**Task objective**
Give the material once more, word for word, without any images.

━━━━

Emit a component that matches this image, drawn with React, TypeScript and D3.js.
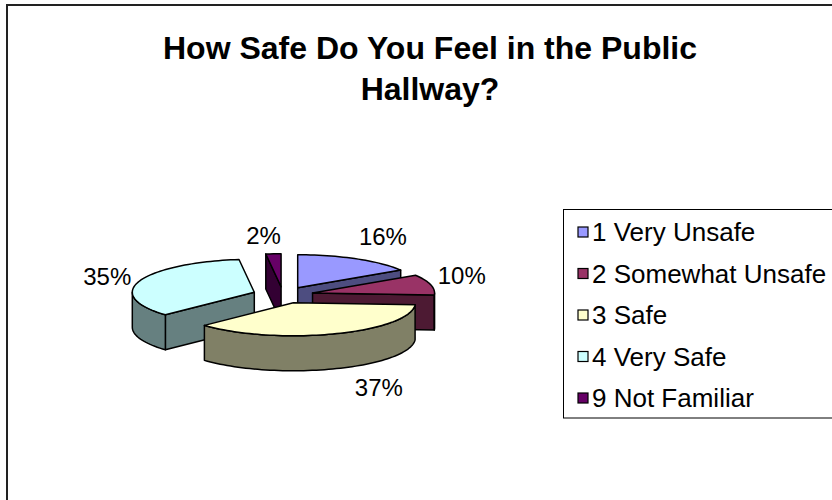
import React from 'react';
import * as d3 from 'd3';

const categories = ['1 Very Unsafe', '2 Somewhat Unsafe', '3 Safe', '4 Very Safe', '9 Not Familiar'];
const values = [16, 10, 37, 35, 2];
const colors = ['#9999FF', '#993366', '#FFFFCC', '#CCFFFF', '#660066'];
const titleLines = ['How Safe Do You Feel in the Public', 'Hallway?'];

const W = 832;
const H = 500;
const cx = 283;
const cy = 295;
const rx = 122;
const ry = 33;
const depth = 35;
const explode = 0.25;
const FONT = '"Liberation Sans", Arial, sans-serif';

function shade(c: string, k: number) {
  const col = d3.rgb(c);
  return d3.rgb(col.r * k, col.g * k, col.b * k).formatHex();
}

function arcPts(ax: number, ay: number, a0: number, a1: number, dy = 0) {
  const n = Math.max(2, Math.ceil(((a1 - a0) * 180) / Math.PI / 2));
  const pts: [number, number][] = [];
  for (let i = 0; i <= n; i++) {
    const a = a0 + ((a1 - a0) * i) / n;
    pts.push([ax + rx * Math.sin(a), ay - ry * Math.cos(a) + dy]);
  }
  return pts;
}

export default function App() {
  const pie = d3.pie<number>().sort(null).startAngle(0).endAngle(2 * Math.PI);
  const arcs = pie(values);
  const total = d3.sum(values);
  const fmt = d3.format('.0%');
  const line = d3.line();

  const slices = arcs.map((a, i) => {
    const m = (a.startAngle + a.endAngle) / 2;
    const ax = cx + explode * rx * Math.sin(m);
    const ay = cy - explode * ry * Math.cos(m);
    return { a, i, m, ax, ay };
  });
  const order = [...slices].sort((p, q) => p.ay - q.ay);

  const labelNudge: Record<number, [number, number]> = { 0: [12, -3], 1: [2, -4], 2: [34, -2], 3: [-4, 3], 4: [-8, 4] };

  return (
    <svg width={W} height={H} style={{ position: 'absolute', left: 0, top: 0, background: '#fff' }}>
      <rect x={7} y={5} width={W + 20} height={H + 20} fill="#fff" stroke="#222" strokeWidth={2} />
      {titleLines.map((t, i) => (
        <text key={i} x={430} y={59 + i * 41} textAnchor="middle" fontFamily={FONT} fontWeight="bold" fontSize={32} fill="#000">
          {t}
        </text>
      ))}
      <g stroke="#000" strokeWidth={1.5} strokeLinejoin="round">
        {order.map(({ a, i, ax, ay }) => {
          const s = a.startAngle;
          const e = a.endAngle;
          const dark = shade(colors[i], 0.5);
          const ps: [number, number] = [ax + rx * Math.sin(s), ay - ry * Math.cos(s)];
          const pe: [number, number] = [ax + rx * Math.sin(e), ay - ry * Math.cos(e)];
          const faces: React.ReactNode[] = [];
          if (Math.sin(s) < -1e-6) {
            faces.push(
              <path key="fs" fill={dark} d={line([[ax, ay], ps, [ps[0], ps[1] + depth], [ax, ay + depth]])! + 'Z'} />
            );
          }
          if (Math.sin(e) > 1e-6) {
            faces.push(
              <path key="fe" fill={dark} d={line([[ax, ay], pe, [pe[0], pe[1] + depth], [ax, ay + depth]])! + 'Z'} />
            );
          }
          const o0 = Math.max(s, Math.PI / 2);
          const o1 = Math.min(e, (3 * Math.PI) / 2);
          if (o0 < o1) {
            const top = arcPts(ax, ay, o0, o1);
            const bot = arcPts(ax, ay, o0, o1, depth).reverse();
            faces.push(<path key="fo" fill={dark} d={line([...top, ...bot])! + 'Z'} />);
          }
          const topFace = [[ax, ay] as [number, number], ...arcPts(ax, ay, s, e)];
          faces.push(<path key="ft" fill={colors[i]} d={line(topFace)! + 'Z'} />);
          return <g key={i}>{faces}</g>;
        })}
      </g>
      {slices.map(({ i, m, ax, ay }) => {
        const front = Math.cos(m) < 0 ? depth : 0;
        const nd = labelNudge[i] || [0, 0];
        const lx = ax + (rx + 30) * Math.sin(m) + nd[0];
        const ly = ay - (ry + 22) * Math.cos(m) + front + nd[1];
        return (
          <text key={i} x={lx} y={ly} textAnchor="middle" dominantBaseline="central" fontFamily={FONT} fontSize={24} fill="#000">
            {fmt(values[i] / total)}
          </text>
        );
      })}
      <rect x={563.5} y={209.5} width={300} height={208.5} fill="#fff" stroke="#000" strokeWidth={1} />
      {categories.map((c, i) => {
        const yc = 232 + i * 41.5;
        return (
          <g key={c}>
            <rect x={578} y={yc - 5} width={10} height={10} fill={colors[i]} stroke="#000" strokeWidth={1.2} />
            <text x={592} y={yc} dominantBaseline="central" fontFamily={FONT} fontSize={26} fill="#000">
              {c}
            </text>
          </g>
        );
      })}
    </svg>
  );
}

━━━━

**Final answer**
Emit a component that matches this image, drawn with React, TypeScript and D3.js.
import React from 'react';
import * as d3 from 'd3';

const categories = ['1 Very Unsafe', '2 Somewhat Unsafe', '3 Safe', '4 Very Safe', '9 Not Familiar'];
const values = [16, 10, 37, 35, 2];
const colors = ['#9999FF', '#993366', '#FFFFCC', '#CCFFFF', '#660066'];
const titleLines = ['How Safe Do You Feel in the Public', 'Hallway?'];

const W = 832;
const H = 500;
const cx = 283;
const cy = 295;
const rx = 122;
const ry = 33;
const depth = 35;
const explode = 0.25;
const FONT = '"Liberation Sans", Arial, sans-serif';

function shade(c: string, k: number) {
  const col = d3.rgb(c);
  return d3.rgb(col.r * k, col.g * k, col.b * k).formatHex();
}

function arcPts(ax: number, ay: number, a0: number, a1: number, dy = 0) {
  const n = Math.max(2, Math.ceil(((a1 - a0) * 180) / Math.PI / 2));
  const pts: [number, number][] = [];
  for (let i = 0; i <= n; i++) {
    const a = a0 + ((a1 - a0) * i) / n;
    pts.push([ax + rx * Math.sin(a), ay - ry * Math.cos(a) + dy]);
  }
  return pts;
}

export default function App() {
  const pie = d3.pie<number>().sort(null).startAngle(0).endAngle(2 * Math.PI);
  const arcs = pie(values);
  const total = d3.sum(values);
  const fmt = d3.format('.0%');
  const line = d3.line();

  const slices = arcs.map((a, i) => {
    const m = (a.startAngle + a.endAngle) / 2;
    const ax = cx + explode * rx * Math.sin(m);
    const ay = cy - explode * ry * Math.cos(m);
    return { a, i, m, ax, ay };
  });
  const order = [...slices].sort((p, q) => p.ay - q.ay);

  const labelNudge: Record<number, [number, number]> = { 0: [12, -3], 1: [2, -4], 2: [34, -2], 3: [-4, 3], 4: [-8, 4] };

  return (
    <svg width={W} height={H} style={{ position: 'absolute', left: 0, top: 0, background: '#fff' }}>
      <rect x={7} y={5} width={W + 20} height={H + 20} fill="#fff" stroke="#222" strokeWidth={2} />
      {titleLines.map((t, i) => (
        <text key={i} x={430} y={59 + i * 41} textAnchor="middle" fontFamily={FONT} fontWeight="bold" fontSize={32} fill="#000">
          {t}
        </text>
      ))}
      <g stroke="#000" strokeWidth={1.5} strokeLinejoin="round">
        {order.map(({ a, i, ax, ay }) => {
          const s = a.startAngle;
          const e = a.endAngle;
          const dark = shade(colors[i], 0.5);
          const ps: [number, number] = [ax + rx * Math.sin(s), ay - ry * Math.cos(s)];
          const pe: [number, number] = [ax + rx * Math.sin(e), ay - ry * Math.cos(e)];
          const faces: React.ReactNode[] = [];
          if (Math.sin(s) < -1e-6) {
            faces.push(
              <path key="fs" fill={dark} d={line([[ax, ay], ps, [ps[0], ps[1] + depth], [ax, ay + depth]])! + 'Z'} />
            );
          }
          if (Math.sin(e) > 1e-6) {
            faces.push(
              <path key="fe" fill={dark} d={line([[ax, ay], pe, [pe[0], pe[1] + depth], [ax, ay + depth]])! + 'Z'} />
            );
          }
          const o0 = Math.max(s, Math.PI / 2);
          const o1 = Math.min(e, (3 * Math.PI) / 2);
          if (o0 < o1) {
            const top = arcPts(ax, ay, o0, o1);
            const bot = arcPts(ax, ay, o0, o1, depth).reverse();
            faces.push(<path key="fo" fill={dark} d={line([...top, ...bot])! + 'Z'} />);
          }
          const topFace = [[ax, ay] as [number, number], ...arcPts(ax, ay, s, e)];
          faces.push(<path key="ft" fill={colors[i]} d={line(topFace)! + 'Z'} />);
          return <g key={i}>{faces}</g>;
        })}
      </g>
      {slices.map(({ i, m, ax, ay }) => {
        const front = Math.cos(m) < 0 ? depth : 0;
        const nd = labelNudge[i] || [0, 0];
        const lx = ax + (rx + 30) * Math.sin(m) + nd[0];
        const ly = ay - (ry + 22) * Math.cos(m) + front + nd[1];
        return (
          <text key={i} x={lx} y={ly} textAnchor="middle" dominantBaseline="central" fontFamily={FONT} fontSize={24} fill="#000">
            {fmt(values[i] / total)}
          </text>
        );
      })}
      <rect x={563.5} y={209.5} width={300} height={208.5} fill="#fff" stroke="#000" strokeWidth={1} />
      {categories.map((c, i) => {
        const yc = 232 + i * 41.5;
        return (
          <g key={c}>
            <rect x={578} y={yc - 5} width={10} height={10} fill={colors[i]} stroke="#000" strokeWidth={1.2} />
            <text x={592} y={yc} dominantBaseline="central" fontFamily={FONT} fontSize={26} fill="#000">
              {c}
            </text>
          </g>
        );
      })}
    </svg>
  );
}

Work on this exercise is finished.